Overall, it's the best thing I've tried yet to hold students accountable for their independent reading. I truly enjoy reading their entries and my students can't wait to read my responses! When I place their journal on their desk, they immediately open it up to read what I wrote and get these big, adorable smiles on their faces. I love it! Also, it's a great way for me to assess their comprehension of the books they are choosing and push them towards deeper thinking through our journal conversations. Although it takes a bit more time than I'd like it to, I think it's worth it. 

To grab a printable of the directions, journal prompts, and samples I included in this post, click on the image below. 

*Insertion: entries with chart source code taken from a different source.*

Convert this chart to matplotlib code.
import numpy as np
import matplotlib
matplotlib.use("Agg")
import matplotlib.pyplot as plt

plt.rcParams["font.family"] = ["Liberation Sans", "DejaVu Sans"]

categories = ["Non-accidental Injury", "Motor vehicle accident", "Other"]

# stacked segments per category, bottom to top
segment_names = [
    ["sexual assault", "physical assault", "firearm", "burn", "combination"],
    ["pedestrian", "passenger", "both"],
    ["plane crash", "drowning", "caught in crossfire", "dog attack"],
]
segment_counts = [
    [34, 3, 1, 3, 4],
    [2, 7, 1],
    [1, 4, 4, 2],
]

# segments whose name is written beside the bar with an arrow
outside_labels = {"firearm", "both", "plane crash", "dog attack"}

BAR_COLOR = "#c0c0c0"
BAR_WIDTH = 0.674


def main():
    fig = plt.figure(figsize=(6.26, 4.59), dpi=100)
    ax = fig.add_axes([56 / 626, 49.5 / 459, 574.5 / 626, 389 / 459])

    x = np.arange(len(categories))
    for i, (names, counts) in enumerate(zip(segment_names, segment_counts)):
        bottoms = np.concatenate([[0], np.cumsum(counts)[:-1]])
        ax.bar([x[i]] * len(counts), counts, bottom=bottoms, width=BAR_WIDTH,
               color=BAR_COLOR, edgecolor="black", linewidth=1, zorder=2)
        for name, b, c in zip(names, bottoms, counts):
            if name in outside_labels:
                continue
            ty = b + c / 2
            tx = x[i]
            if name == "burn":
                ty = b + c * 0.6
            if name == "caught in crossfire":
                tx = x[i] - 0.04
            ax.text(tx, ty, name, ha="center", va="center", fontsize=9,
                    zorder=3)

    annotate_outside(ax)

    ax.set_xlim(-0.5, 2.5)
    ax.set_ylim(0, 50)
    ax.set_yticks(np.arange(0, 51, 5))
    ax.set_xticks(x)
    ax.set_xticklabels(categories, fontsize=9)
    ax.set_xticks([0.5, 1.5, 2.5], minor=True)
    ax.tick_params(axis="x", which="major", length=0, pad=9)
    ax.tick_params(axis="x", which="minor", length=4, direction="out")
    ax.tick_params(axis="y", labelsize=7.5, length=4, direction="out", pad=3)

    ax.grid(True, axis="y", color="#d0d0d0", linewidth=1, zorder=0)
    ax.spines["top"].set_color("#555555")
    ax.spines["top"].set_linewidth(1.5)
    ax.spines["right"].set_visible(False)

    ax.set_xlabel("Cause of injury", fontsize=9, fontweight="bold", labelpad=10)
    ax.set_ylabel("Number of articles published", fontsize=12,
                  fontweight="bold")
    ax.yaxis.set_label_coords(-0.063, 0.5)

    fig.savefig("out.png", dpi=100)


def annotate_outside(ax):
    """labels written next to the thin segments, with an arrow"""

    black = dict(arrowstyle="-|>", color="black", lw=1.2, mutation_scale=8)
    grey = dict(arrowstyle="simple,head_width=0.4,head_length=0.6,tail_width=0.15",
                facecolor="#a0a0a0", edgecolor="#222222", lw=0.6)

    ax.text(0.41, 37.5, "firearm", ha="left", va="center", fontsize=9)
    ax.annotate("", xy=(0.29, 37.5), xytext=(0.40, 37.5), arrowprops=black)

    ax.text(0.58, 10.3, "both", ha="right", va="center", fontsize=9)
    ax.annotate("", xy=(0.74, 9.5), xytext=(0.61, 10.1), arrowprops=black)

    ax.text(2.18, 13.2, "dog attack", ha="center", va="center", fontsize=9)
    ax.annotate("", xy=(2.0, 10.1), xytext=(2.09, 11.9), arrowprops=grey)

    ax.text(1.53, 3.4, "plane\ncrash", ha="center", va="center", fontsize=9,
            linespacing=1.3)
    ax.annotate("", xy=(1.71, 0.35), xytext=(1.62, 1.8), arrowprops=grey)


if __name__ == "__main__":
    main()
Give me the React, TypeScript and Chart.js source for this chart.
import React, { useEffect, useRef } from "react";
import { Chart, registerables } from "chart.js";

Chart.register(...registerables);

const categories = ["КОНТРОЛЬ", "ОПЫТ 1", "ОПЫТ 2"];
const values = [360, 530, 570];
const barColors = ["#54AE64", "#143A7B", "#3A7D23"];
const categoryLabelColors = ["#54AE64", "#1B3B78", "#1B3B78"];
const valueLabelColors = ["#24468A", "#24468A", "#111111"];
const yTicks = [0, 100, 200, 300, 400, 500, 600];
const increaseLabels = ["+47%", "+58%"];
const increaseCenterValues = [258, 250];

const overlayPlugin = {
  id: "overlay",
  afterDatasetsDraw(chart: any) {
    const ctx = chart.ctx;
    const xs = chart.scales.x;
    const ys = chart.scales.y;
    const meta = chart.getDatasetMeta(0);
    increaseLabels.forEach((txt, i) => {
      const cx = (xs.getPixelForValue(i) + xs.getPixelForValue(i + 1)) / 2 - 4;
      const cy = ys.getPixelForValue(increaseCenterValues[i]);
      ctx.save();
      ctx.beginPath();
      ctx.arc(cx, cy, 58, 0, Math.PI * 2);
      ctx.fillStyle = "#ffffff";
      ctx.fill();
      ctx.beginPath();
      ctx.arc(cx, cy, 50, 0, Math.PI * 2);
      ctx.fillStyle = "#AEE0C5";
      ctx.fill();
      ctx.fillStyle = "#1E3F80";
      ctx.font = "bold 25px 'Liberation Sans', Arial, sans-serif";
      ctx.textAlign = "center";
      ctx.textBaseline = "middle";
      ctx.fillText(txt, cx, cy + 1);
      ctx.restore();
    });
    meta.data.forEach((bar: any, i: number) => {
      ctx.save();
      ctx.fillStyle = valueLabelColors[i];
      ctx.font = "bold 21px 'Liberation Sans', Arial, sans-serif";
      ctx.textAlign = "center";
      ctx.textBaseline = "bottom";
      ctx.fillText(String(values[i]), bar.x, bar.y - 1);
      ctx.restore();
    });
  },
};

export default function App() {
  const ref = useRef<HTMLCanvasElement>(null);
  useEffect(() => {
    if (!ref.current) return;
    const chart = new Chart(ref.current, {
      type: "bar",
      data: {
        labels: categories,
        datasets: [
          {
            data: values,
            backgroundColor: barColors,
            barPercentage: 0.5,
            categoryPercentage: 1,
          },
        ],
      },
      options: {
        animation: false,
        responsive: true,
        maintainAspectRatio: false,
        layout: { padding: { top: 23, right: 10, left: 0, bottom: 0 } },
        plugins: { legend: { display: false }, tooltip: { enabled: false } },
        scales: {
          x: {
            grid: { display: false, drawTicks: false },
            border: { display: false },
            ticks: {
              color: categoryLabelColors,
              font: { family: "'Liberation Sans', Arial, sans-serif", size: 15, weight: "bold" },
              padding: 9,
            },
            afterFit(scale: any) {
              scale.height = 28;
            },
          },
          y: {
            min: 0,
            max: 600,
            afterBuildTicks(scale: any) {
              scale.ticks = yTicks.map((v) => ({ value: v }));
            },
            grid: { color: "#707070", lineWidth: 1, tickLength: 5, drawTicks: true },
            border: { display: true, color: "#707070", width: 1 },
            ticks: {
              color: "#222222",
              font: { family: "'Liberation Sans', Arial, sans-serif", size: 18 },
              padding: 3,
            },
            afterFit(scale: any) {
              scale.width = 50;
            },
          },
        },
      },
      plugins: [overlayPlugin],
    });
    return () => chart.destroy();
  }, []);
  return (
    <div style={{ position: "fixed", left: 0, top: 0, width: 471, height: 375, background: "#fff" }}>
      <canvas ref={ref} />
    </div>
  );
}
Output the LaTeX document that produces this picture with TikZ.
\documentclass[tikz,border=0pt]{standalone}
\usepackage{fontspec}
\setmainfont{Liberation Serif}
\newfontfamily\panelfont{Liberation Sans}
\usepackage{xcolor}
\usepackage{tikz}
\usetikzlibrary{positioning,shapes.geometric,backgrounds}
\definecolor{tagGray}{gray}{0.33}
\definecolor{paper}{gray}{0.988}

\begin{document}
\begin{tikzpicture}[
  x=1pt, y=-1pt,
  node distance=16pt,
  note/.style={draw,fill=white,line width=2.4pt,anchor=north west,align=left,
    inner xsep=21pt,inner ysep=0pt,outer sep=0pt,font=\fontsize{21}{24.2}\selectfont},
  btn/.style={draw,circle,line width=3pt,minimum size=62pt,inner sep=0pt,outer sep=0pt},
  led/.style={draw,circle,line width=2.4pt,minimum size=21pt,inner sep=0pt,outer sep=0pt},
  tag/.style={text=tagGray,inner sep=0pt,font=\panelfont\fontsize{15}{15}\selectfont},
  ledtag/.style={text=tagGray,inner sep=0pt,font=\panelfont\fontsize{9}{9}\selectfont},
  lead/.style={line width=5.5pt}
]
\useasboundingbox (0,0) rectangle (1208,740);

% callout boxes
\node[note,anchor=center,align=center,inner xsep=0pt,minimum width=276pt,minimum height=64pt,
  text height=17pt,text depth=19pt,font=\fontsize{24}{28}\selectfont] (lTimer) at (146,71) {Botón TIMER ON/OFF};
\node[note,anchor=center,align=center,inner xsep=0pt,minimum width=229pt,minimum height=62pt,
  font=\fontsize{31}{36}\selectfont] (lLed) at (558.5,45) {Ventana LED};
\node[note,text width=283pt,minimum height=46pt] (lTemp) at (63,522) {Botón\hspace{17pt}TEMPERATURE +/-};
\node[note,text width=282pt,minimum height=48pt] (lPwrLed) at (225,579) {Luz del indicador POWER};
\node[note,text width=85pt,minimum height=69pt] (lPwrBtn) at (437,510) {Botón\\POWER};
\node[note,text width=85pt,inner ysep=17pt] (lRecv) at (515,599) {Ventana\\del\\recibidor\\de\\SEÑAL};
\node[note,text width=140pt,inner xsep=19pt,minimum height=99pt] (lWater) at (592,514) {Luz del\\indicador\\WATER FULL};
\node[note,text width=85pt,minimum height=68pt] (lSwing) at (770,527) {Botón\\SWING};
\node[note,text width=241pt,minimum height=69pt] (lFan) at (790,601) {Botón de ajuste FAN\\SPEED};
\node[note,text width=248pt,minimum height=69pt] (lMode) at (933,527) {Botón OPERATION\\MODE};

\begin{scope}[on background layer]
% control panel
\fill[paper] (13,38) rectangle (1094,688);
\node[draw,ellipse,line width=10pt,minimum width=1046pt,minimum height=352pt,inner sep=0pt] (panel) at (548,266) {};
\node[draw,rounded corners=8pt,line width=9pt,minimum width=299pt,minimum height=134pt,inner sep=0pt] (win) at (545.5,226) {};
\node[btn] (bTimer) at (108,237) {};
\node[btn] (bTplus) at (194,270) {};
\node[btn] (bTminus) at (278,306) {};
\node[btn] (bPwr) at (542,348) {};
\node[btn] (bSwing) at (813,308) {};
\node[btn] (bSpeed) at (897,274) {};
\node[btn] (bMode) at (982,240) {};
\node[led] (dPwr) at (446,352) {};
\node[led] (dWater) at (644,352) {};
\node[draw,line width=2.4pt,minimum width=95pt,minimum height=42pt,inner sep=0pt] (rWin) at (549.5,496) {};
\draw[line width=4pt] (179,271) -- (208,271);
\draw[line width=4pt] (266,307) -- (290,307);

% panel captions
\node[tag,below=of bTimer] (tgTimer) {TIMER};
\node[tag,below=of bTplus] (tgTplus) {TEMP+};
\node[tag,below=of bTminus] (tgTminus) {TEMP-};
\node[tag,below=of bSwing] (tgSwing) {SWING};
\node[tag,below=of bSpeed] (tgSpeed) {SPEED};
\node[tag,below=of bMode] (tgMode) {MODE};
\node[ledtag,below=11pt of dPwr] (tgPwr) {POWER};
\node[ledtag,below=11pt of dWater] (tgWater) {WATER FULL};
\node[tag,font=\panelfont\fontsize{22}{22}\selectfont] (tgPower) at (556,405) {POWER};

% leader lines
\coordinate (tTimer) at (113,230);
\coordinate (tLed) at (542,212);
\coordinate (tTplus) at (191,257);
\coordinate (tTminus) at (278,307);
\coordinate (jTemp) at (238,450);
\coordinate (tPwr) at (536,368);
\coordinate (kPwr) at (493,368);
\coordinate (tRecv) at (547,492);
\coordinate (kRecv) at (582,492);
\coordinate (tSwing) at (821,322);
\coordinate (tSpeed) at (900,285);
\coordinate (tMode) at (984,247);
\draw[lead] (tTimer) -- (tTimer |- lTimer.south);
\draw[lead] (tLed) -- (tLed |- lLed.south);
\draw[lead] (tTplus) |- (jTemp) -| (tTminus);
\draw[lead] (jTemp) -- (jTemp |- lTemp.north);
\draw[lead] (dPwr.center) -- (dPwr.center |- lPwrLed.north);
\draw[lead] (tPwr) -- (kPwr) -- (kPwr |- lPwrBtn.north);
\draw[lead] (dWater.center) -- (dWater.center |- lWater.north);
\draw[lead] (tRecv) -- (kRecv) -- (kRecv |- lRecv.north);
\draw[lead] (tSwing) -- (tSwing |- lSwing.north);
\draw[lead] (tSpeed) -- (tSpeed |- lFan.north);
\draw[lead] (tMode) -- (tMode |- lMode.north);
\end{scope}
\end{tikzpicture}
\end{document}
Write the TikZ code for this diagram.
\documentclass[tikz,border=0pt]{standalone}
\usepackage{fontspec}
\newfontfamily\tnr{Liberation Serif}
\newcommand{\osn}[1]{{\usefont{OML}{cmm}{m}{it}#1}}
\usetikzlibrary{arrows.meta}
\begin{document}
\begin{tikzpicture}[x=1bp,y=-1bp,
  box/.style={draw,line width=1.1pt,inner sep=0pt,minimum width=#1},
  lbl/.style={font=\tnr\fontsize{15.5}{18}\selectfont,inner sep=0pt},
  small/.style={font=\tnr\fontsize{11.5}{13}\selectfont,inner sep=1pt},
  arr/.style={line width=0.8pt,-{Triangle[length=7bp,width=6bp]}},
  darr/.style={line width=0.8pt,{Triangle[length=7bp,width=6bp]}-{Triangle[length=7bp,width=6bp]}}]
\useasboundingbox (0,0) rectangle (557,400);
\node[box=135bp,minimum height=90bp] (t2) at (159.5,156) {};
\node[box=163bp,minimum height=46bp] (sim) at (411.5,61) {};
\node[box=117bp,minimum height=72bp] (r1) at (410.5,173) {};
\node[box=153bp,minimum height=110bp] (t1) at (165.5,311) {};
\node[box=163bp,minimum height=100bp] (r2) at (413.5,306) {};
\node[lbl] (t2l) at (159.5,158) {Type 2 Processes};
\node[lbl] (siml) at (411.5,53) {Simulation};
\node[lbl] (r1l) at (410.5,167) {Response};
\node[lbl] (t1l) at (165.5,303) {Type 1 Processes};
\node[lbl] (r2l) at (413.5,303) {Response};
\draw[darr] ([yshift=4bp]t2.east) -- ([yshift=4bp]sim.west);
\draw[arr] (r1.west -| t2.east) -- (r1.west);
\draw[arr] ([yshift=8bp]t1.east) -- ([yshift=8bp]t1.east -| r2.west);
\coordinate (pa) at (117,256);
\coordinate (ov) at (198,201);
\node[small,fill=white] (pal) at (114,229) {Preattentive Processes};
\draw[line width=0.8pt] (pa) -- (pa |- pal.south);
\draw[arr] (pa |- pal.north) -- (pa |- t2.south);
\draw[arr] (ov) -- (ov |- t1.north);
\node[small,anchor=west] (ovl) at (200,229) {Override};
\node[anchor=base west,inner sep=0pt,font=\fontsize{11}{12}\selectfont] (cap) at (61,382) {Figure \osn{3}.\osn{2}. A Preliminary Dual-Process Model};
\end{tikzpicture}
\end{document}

  1. Rachel - I used Google Docs to do this last year and it worked great. Each student started a reading journal file, shared it with me, and then added to it each week. It was great because both the students and I could access the document from anywhere, at anytime.

    1. That does sound wonderful! I'll definitely look into that. Thank you!

  2. Hello! I recently read your blog about weekly journals and I'm excited about implementing them in my 5th grade classroom next year. I downloaded your free resource, but I wanted to tweek a few of the pages, but with the same border. I'm having difficulty determining which resource you used for the last 3-4 pages with the sample entries. Could you tell me where you found that clip art/frame?